You're reading it right, but it's a bit paradoxical.  Suppose you want
the N extremes from an iterable of length M, and N is much smaller
than M, and you have a min-heap to work with.

If the extremes you want are the N largest, a min-heap of size N (not
M!) suffices to get them.  See the 2.4 code for details, but it's a
simple matter of keeping the N largest seen so far.  A min-heap is
perfect for that, because the smallest of the largest N seen so far is
the smallest element of the current heap, and "the smallest" is what a
min-heap delivers most efficiently.  So the main loop looks like

    sol = result[0]         # sol --> smallest of the nlargest
    for elem in it:
        if elem <= sol:
            continue
        _heapreplace(result, elem)
        sol = result[0]

where "result" contains (just) N elements, and the iterable doesn't
need to be materialized into a giant list first.  Even better, under
many input conditions, "elem <= sol" will usually be true, so the
inner loop is very fast.  Its worst case is when the iterable is in
sorted increasing order (and then "elem <= sol" is never true, and we
have to do _heapreplace each time).

If instead you want the N smallest, a heap of (much larger) size M is
the obvious way to do it, materializing the input iterable into a
giant list (of size M), heapify()'ing that, and then heappop()'ing N
times.  That's less efficient on all counts.

So, in fact, if N is much less than M, heapq.nsmallest() actually uses
a different approach -- one that doesn't use a heap at all!

>> ... what it can.  Neither works as a generator.  There are elegant
>> ways to implement mergesort as a cascade of (O(N)!) recursive
>> generators, but they're horrendously slow in comparison.

> Ouch, I _DID_ know I had to traipse more carefully through 2.4's
> sources... I had missed this ones!!!  Thanks, they're going into the
> appropriate recipes (in the Searching and Sorting chapter -- whose
> introduction you'll no doubt have to vastly rewrite, btw...) ASAP.

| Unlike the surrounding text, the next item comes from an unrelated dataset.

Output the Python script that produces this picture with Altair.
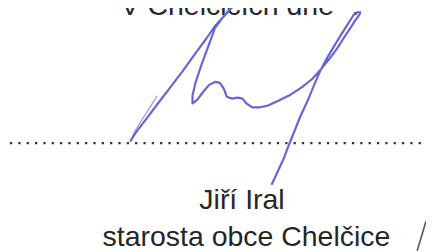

I look forward to it <wink>.  Just to be clear, there is no code in
2.4 to do mergesort via recursive generators.  nlargest() and
nsmallest() are there, and they're practical.

> heapq _should_ have reversed= like list.sort, to make a maxheap
> almost as easy as a minheap (and key= too of course), but that's
> another fight^H^H^H^H^H debate...

At that point I'd regret not making these things classes.  They were
meant to be simple.  Maybe fancier stuff can go in the new-in-2.4
collections module (which, again thanks to Raymond, has a new C-coded
deque type with constant-time insert and remove from both ends, and
regardless of access pattern (no "bad cases") -- and, e.g.,
Queue.Queue uses collections.deque as its container type now).

... [timing] ...

> And what about the heapsorts...?  It probably depends on what you
> mean by 'usually', but...:
>
> with s.py being:
> import heapq, random
> 
> def top3_heapq(s):
>    return heapq.nsmallest(3, s)
> 
> def top3_sort(s):
>    return sorted(s)[:3]
> 
> x1 = range(1000)
> random.shuffle(x1)
> 
> on my old-ish iBook with Python 2.4 alpha 3 I see...:
> 
> kallisti:~/cb/cha/sys/cba alex$ python ~/cb/timeit.py -s'import s' 's.top3_heapq(s.x1)'
> 1000 loops, best of 3: 656 usec per loop
> kallisti:~/cb/cha/sys/cba alex$ python ~/cb/timeit.py -s'import s' 's.top3_sort(s.x1)'
> 100 loops, best of 3: 4e+03 usec per loop

The heapq methods are practical (as you just demonstrated).  The
recursive-generator mergesorts really aren't.  Besides just the
overhead of Python, they've got the overhead of creating ~= len(list)
generators, suspending and resuming them incessantly.  By the time the
list is big enough to overcome all those time overheads, chances are
you'll start running out of RAM.